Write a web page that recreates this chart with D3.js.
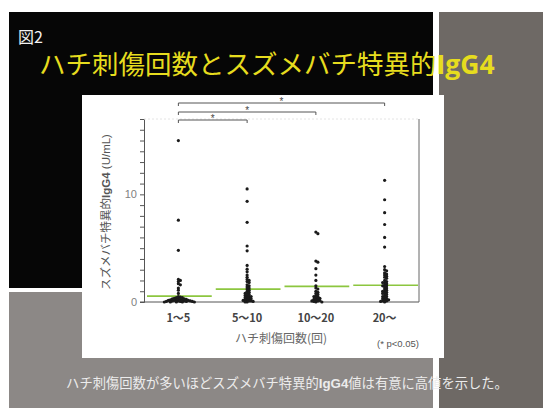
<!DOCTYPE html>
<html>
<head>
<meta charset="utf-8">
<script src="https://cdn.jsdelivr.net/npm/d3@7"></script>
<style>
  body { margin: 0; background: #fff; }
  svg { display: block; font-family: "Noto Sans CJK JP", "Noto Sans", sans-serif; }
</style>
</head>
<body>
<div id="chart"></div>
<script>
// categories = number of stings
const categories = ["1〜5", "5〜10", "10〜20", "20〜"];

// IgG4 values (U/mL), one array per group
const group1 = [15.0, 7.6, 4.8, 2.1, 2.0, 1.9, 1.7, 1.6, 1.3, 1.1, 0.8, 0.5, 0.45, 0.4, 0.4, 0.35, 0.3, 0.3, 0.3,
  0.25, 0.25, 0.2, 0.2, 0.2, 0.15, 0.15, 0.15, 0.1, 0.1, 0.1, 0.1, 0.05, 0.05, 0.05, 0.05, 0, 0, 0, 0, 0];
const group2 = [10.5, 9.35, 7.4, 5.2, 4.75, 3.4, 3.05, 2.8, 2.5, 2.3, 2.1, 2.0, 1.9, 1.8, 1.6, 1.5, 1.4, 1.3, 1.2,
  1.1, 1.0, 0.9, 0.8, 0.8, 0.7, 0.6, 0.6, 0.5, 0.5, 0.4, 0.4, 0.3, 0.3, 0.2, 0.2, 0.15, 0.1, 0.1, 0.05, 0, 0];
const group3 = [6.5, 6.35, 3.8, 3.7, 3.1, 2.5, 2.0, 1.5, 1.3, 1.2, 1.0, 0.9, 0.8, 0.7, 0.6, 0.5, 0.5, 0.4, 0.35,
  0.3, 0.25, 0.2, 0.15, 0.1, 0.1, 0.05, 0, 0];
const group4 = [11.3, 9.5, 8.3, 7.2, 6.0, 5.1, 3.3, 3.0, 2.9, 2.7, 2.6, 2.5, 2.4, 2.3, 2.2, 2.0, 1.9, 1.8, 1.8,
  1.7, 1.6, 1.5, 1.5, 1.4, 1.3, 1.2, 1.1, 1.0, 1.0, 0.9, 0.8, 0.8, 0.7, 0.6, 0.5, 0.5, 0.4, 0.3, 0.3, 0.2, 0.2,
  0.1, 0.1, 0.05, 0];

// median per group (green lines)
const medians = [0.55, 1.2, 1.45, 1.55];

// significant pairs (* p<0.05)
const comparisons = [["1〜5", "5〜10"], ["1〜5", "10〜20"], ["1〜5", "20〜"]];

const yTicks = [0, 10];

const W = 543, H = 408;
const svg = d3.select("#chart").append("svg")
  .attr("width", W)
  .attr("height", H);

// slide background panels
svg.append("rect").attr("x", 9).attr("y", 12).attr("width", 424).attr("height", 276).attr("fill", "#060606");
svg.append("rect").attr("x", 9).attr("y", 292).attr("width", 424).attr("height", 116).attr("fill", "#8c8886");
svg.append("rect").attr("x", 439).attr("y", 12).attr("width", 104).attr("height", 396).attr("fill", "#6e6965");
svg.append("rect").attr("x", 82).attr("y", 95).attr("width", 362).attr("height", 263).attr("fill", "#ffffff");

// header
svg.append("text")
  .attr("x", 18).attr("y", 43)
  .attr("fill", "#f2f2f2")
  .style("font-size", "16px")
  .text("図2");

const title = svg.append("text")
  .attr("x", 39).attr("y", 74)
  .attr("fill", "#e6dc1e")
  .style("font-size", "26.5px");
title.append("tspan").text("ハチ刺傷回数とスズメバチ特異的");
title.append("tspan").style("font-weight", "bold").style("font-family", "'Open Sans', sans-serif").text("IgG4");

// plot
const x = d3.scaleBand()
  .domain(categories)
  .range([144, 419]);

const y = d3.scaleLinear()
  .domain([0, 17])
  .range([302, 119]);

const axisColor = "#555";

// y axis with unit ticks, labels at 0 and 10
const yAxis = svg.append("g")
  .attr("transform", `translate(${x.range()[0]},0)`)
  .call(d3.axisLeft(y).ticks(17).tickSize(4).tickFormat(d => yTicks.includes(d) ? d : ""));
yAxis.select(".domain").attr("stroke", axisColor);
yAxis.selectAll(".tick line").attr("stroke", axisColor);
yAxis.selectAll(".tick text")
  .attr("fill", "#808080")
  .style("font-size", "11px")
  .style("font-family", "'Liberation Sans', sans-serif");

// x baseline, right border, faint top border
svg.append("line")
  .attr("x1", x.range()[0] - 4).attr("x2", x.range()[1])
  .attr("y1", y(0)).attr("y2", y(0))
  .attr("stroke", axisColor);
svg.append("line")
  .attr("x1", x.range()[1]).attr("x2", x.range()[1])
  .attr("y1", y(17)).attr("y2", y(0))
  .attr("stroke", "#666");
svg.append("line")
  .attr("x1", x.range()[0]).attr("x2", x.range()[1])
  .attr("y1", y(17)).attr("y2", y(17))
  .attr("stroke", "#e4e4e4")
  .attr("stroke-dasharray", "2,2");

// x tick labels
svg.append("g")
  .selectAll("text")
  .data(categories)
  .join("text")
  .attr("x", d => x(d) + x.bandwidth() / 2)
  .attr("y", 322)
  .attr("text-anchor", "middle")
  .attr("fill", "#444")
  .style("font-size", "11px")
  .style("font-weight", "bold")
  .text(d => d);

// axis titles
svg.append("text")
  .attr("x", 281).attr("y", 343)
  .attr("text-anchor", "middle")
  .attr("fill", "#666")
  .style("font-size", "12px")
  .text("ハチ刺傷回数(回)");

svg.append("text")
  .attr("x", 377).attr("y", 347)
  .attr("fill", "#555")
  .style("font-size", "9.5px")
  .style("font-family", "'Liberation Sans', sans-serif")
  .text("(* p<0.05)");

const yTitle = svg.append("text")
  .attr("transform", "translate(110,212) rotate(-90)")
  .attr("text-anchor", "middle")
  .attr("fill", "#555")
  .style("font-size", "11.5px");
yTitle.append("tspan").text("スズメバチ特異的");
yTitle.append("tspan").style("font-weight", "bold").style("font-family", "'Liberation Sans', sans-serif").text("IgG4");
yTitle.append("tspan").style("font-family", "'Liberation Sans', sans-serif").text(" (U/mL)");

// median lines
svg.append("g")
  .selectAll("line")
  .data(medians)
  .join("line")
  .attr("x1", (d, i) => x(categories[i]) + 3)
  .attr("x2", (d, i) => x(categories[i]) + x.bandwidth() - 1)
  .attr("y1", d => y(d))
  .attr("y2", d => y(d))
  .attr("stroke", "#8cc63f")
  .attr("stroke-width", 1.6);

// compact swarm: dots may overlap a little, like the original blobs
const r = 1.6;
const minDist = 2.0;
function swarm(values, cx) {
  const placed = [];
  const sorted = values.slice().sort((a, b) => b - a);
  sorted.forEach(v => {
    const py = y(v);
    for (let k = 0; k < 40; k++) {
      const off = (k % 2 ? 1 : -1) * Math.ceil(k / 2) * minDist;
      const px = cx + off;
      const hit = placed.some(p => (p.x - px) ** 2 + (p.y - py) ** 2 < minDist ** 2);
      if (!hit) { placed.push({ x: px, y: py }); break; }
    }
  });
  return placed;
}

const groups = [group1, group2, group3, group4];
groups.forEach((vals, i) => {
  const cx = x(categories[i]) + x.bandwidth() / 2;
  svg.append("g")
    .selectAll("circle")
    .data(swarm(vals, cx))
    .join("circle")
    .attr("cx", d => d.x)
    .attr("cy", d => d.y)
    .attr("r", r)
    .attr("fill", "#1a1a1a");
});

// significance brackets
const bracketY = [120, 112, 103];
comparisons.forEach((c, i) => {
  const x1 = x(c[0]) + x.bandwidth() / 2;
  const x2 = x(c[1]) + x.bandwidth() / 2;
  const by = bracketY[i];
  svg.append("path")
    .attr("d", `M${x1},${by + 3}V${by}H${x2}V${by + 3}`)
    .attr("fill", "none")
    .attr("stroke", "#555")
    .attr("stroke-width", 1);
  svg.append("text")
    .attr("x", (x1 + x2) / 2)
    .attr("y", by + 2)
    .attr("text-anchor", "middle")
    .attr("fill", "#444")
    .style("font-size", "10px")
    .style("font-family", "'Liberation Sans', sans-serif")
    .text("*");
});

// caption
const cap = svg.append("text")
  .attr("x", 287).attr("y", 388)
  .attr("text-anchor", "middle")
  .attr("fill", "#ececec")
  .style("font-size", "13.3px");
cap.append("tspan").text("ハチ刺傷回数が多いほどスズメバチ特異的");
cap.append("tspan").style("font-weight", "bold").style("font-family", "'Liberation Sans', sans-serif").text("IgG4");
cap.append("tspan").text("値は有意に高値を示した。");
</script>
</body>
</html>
---
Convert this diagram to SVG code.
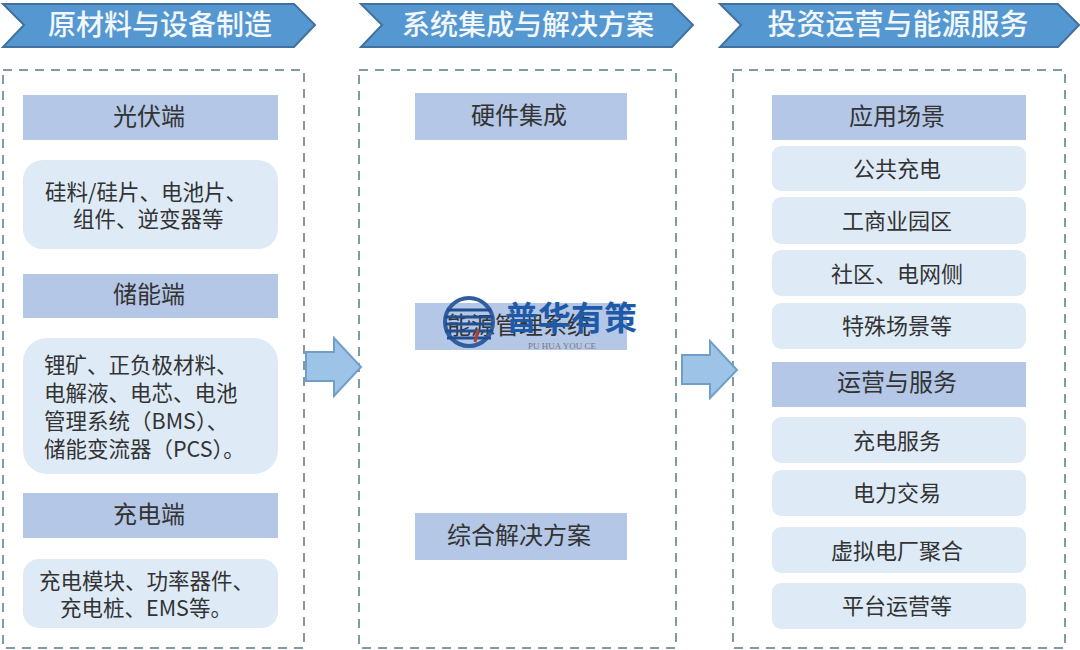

To be done:
Write down every line of the data above that includes the string "this".

Result below:
Write a web page that recreates this chart with D3.js.
Convert this diagram to SVG code.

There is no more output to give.